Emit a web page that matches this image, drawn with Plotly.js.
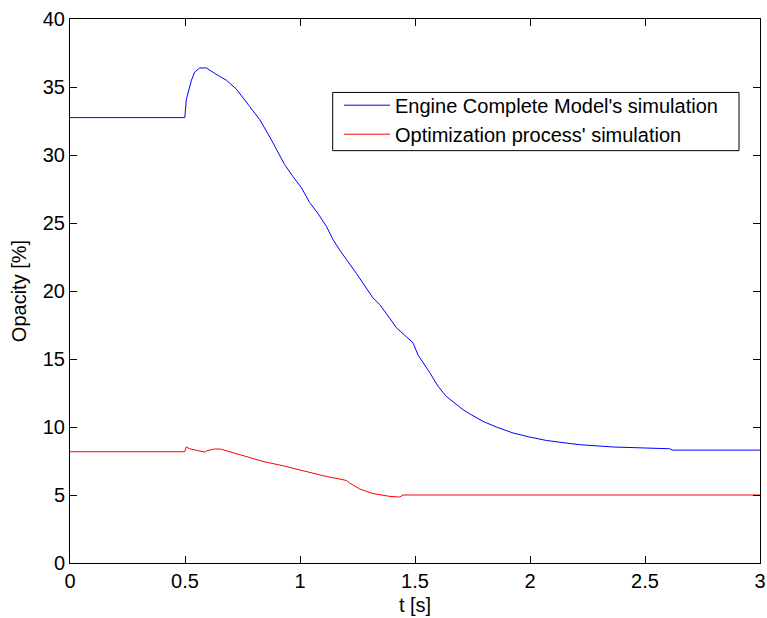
<!DOCTYPE html>
<html>
<head>
<meta charset="utf-8">
<script src="https://cdn.plot.ly/plotly-3.0.1.min.js"></script>
<style>
html,body{margin:0;padding:0;background:#fff;}
#chart{width:767px;height:618px;}
</style>
</head>
<body>
<div id="chart"></div>
<script>
// Engine Complete Model's simulation (blue)
var engineT = [0, 0.499, 0.506, 0.528, 0.542, 0.564, 0.593, 0.629, 0.680, 0.723, 0.781, 0.825, 0.876, 0.912, 0.933, 0.970, 1.006, 1.042, 1.078, 1.115, 1.143, 1.173, 1.245, 1.317, 1.347, 1.39, 1.419, 1.491, 1.513, 1.564, 1.600, 1.636, 1.672, 1.709, 1.745, 1.796, 1.854, 1.926, 1.999, 2.071, 2.158, 2.216, 2.361, 2.607, 2.62, 3.0];
var engineOpacity = [32.75, 32.75, 34.1, 35.5, 36.1, 36.4, 36.4, 36.0, 35.5, 34.85, 33.57, 32.6, 31.1, 30.0, 29.3, 28.4, 27.6, 26.5, 25.7, 24.75, 23.8, 23.0, 21.3, 19.5, 19.0, 18.0, 17.3, 16.2, 15.3, 14.0, 13.0, 12.25, 11.76, 11.27, 10.9, 10.41, 10.0, 9.56, 9.26, 9.01, 8.82, 8.7, 8.53, 8.4, 8.3, 8.3];

// Optimization process' simulation (red)
var optimT = [0, 0.499, 0.505, 0.52, 0.55, 0.586, 0.60, 0.629, 0.654, 0.694, 0.767, 0.839, 0.926, 1.013, 1.10, 1.202, 1.216, 1.26, 1.317, 1.39, 1.433, 1.448, 3.0];
var optimOpacity = [8.18, 8.18, 8.53, 8.4, 8.28, 8.16, 8.28, 8.38, 8.38, 8.18, 7.84, 7.47, 7.15, 6.79, 6.42, 6.07, 5.88, 5.44, 5.1, 4.9, 4.85, 5.0, 5.0];

var seriesNames = ["Engine Complete Model's simulation", "Optimization process' simulation"];
var xTicks = [0, 0.5, 1, 1.5, 2, 2.5, 3];
var xTickText = ["0", "0.5", "1", "1.5", "2", "2.5", "3"];
var yTicks = [0, 5, 10, 15, 20, 25, 30, 35, 40];

var font = "Liberation Sans, Arial, sans-serif";

var traces = [
  {x: engineT, y: engineOpacity, mode: 'lines', name: seriesNames[0], line: {color: '#0000ff', width: 1}},
  {x: optimT, y: optimOpacity, mode: 'lines', name: seriesNames[1], line: {color: '#ff0000', width: 1}}
];

var axisCommon = {
  showgrid: false, zeroline: false, showline: true, linecolor: '#000', linewidth: 1,
  mirror: 'ticks', ticks: 'inside', ticklen: 7, tickcolor: '#000', tickwidth: 1,
  tickfont: {family: font, size: 20, color: '#000'}
};

var layout = {
  width: 767, height: 618,
  margin: {l: 70, r: 7, t: 19, b: 55},
  paper_bgcolor: '#fff', plot_bgcolor: '#fff',
  font: {family: font, size: 20, color: '#000'},
  showlegend: true,
  xaxis: Object.assign({}, axisCommon, {
    range: [0, 3], tickvals: xTicks, ticktext: xTickText,
    title: {text: 't [s]', font: {family: font, size: 20, color: '#000'}, standoff: 6}
  }),
  yaxis: Object.assign({}, axisCommon, {
    range: [0, 40], tickvals: yTicks,
    title: {text: 'Opacity [%]', font: {family: font, size: 20, color: '#000'}, standoff: 10}
  }),
  shapes: [{
    type: 'rect', xref: 'paper', yref: 'paper',
    x0: 0.3807, x1: 0.9696, y0: 0.758, y1: 0.865,
    line: {color: '#000', width: 1}, fillcolor: '#fff', layer: 'above'
  }],
  legend: {
    x: 0.3899, y: 0.8774, xanchor: 'left', yanchor: 'top',
    bgcolor: 'rgba(0,0,0,0)', borderwidth: 0, itemwidth: 46,
    font: {family: font, size: 20, color: '#000'}
  }
};

Plotly.newPlot('chart', traces, layout, {displayModeBar: false, staticPlot: true});
</script>
</body>
</html>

WORK TO COMPLETE —
All of the lines above should be retyped precisely, apart from the pictures.

RESPONSE TO THE TASK —
Emit a web page that matches this image, drawn with Plotly.js.
<!DOCTYPE html>
<html>
<head>
<meta charset="utf-8">
<script src="https://cdn.plot.ly/plotly-3.0.1.min.js"></script>
<style>
html,body{margin:0;padding:0;background:#fff;}
#chart{width:767px;height:618px;}
</style>
</head>
<body>
<div id="chart"></div>
<script>
// Engine Complete Model's simulation (blue)
var engineT = [0, 0.499, 0.506, 0.528, 0.542, 0.564, 0.593, 0.629, 0.680, 0.723, 0.781, 0.825, 0.876, 0.912, 0.933, 0.970, 1.006, 1.042, 1.078, 1.115, 1.143, 1.173, 1.245, 1.317, 1.347, 1.39, 1.419, 1.491, 1.513, 1.564, 1.600, 1.636, 1.672, 1.709, 1.745, 1.796, 1.854, 1.926, 1.999, 2.071, 2.158, 2.216, 2.361, 2.607, 2.62, 3.0];
var engineOpacity = [32.75, 32.75, 34.1, 35.5, 36.1, 36.4, 36.4, 36.0, 35.5, 34.85, 33.57, 32.6, 31.1, 30.0, 29.3, 28.4, 27.6, 26.5, 25.7, 24.75, 23.8, 23.0, 21.3, 19.5, 19.0, 18.0, 17.3, 16.2, 15.3, 14.0, 13.0, 12.25, 11.76, 11.27, 10.9, 10.41, 10.0, 9.56, 9.26, 9.01, 8.82, 8.7, 8.53, 8.4, 8.3, 8.3];

// Optimization process' simulation (red)
var optimT = [0, 0.499, 0.505, 0.52, 0.55, 0.586, 0.60, 0.629, 0.654, 0.694, 0.767, 0.839, 0.926, 1.013, 1.10, 1.202, 1.216, 1.26, 1.317, 1.39, 1.433, 1.448, 3.0];
var optimOpacity = [8.18, 8.18, 8.53, 8.4, 8.28, 8.16, 8.28, 8.38, 8.38, 8.18, 7.84, 7.47, 7.15, 6.79, 6.42, 6.07, 5.88, 5.44, 5.1, 4.9, 4.85, 5.0, 5.0];

var seriesNames = ["Engine Complete Model's simulation", "Optimization process' simulation"];
var xTicks = [0, 0.5, 1, 1.5, 2, 2.5, 3];
var xTickText = ["0", "0.5", "1", "1.5", "2", "2.5", "3"];
var yTicks = [0, 5, 10, 15, 20, 25, 30, 35, 40];

var font = "Liberation Sans, Arial, sans-serif";

var traces = [
  {x: engineT, y: engineOpacity, mode: 'lines', name: seriesNames[0], line: {color: '#0000ff', width: 1}},
  {x: optimT, y: optimOpacity, mode: 'lines', name: seriesNames[1], line: {color: '#ff0000', width: 1}}
];

var axisCommon = {
  showgrid: false, zeroline: false, showline: true, linecolor: '#000', linewidth: 1,
  mirror: 'ticks', ticks: 'inside', ticklen: 7, tickcolor: '#000', tickwidth: 1,
  tickfont: {family: font, size: 20, color: '#000'}
};

var layout = {
  width: 767, height: 618,
  margin: {l: 70, r: 7, t: 19, b: 55},
  paper_bgcolor: '#fff', plot_bgcolor: '#fff',
  font: {family: font, size: 20, color: '#000'},
  showlegend: true,
  xaxis: Object.assign({}, axisCommon, {
    range: [0, 3], tickvals: xTicks, ticktext: xTickText,
    title: {text: 't [s]', font: {family: font, size: 20, color: '#000'}, standoff: 6}
  }),
  yaxis: Object.assign({}, axisCommon, {
    range: [0, 40], tickvals: yTicks,
    title: {text: 'Opacity [%]', font: {family: font, size: 20, color: '#000'}, standoff: 10}
  }),
  shapes: [{
    type: 'rect', xref: 'paper', yref: 'paper',
    x0: 0.3807, x1: 0.9696, y0: 0.758, y1: 0.865,
    line: {color: '#000', width: 1}, fillcolor: '#fff', layer: 'above'
  }],
  legend: {
    x: 0.3899, y: 0.8774, xanchor: 'left', yanchor: 'top',
    bgcolor: 'rgba(0,0,0,0)', borderwidth: 0, itemwidth: 46,
    font: {family: font, size: 20, color: '#000'}
  }
};

Plotly.newPlot('chart', traces, layout, {displayModeBar: false, staticPlot: true});
</script>
</body>
</html>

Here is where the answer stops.